Day 9: A Fonsagrada to O’Cadavo

24.3 km / 15.2 miles

I keep thinking the walks are longer than what the guidebook actually says. I also keep thinking that the Camino decides to take the steepest route possible to a destination. Today included what felt like summiting two mountains and then endless up and downs – some very steep. Why go the easy way when you can go the hardest way possible?

It was a beautiful morning leaving A Fonsagrada this morning. I could tell the weather would be nice and the day would end up being a bit warmer. I didn’t see any other pilgrims until I ran into the Brazilian father and son leaving their albergue a few kilometers up the path. Shortly after, a new Camino friend from Australia caught up with and passed me. He has a much longer day than I do so I figured I wouldn’t see him much again, but I did catch up to him on a couple of his breaks. Other than that, I didn’t see any pilgrims that I knew until reaching the town I’d be staying in.

Not a lot of cows or otherwise today, but I did say hello to a few and also hello to a couple baby horses. Today was beautiful with great views again. It’s our last day in the “mountains” for this Camino. While tomorrow will be a long day of 30 km, it should be more flat with rolling hills.

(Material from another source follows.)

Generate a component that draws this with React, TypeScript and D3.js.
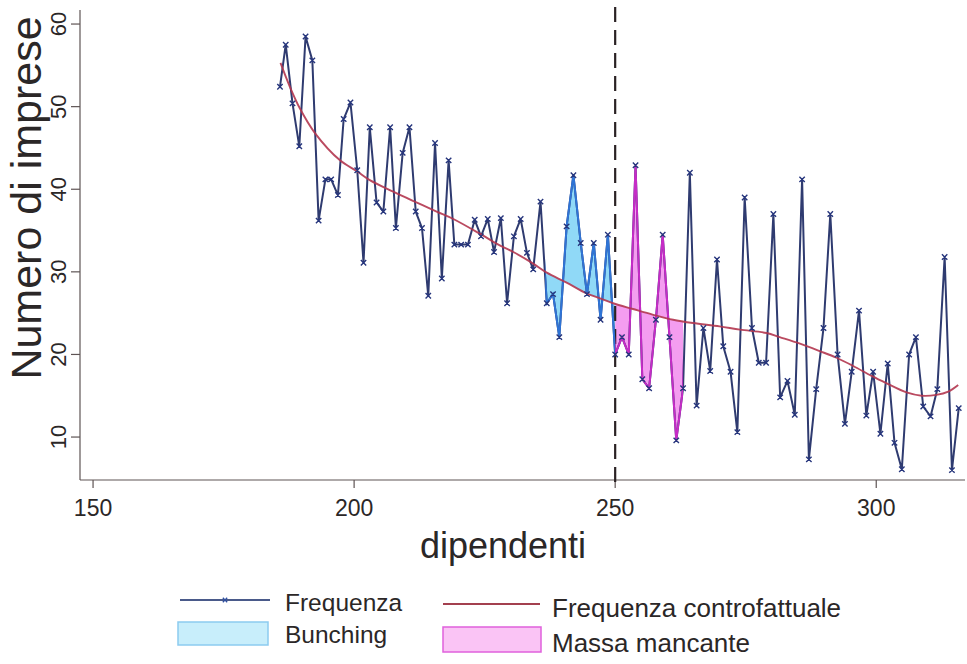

The nice thing about today was that there were actually bars and cafes open in few places. It felt more like a typical Camino day with being able to take breaks at local businesses. I think that should get better from here on out as we get closer to Santiago.

Tomorrow, after the longest walk yet, I’ll arrive in Lugo where I’ll stay for two nights. I’m definitely feeling ready for a rest day and am looking forward to discovering a new city.

Once I got a shower in and my laundry done, my new friend from Belgium and I headed to the local bar/restaurant for food. We ended up sitting with a mom and son from Montana. Always fun to meet new people from all over. Not much else to do in town today so I’ll check on my laundry and who knows what after that. Most businesses in this tiny town are closed today for Galician Literature Day – a public holiday to celebrate local Galician authors. Perhaps the US could adopt something like that?!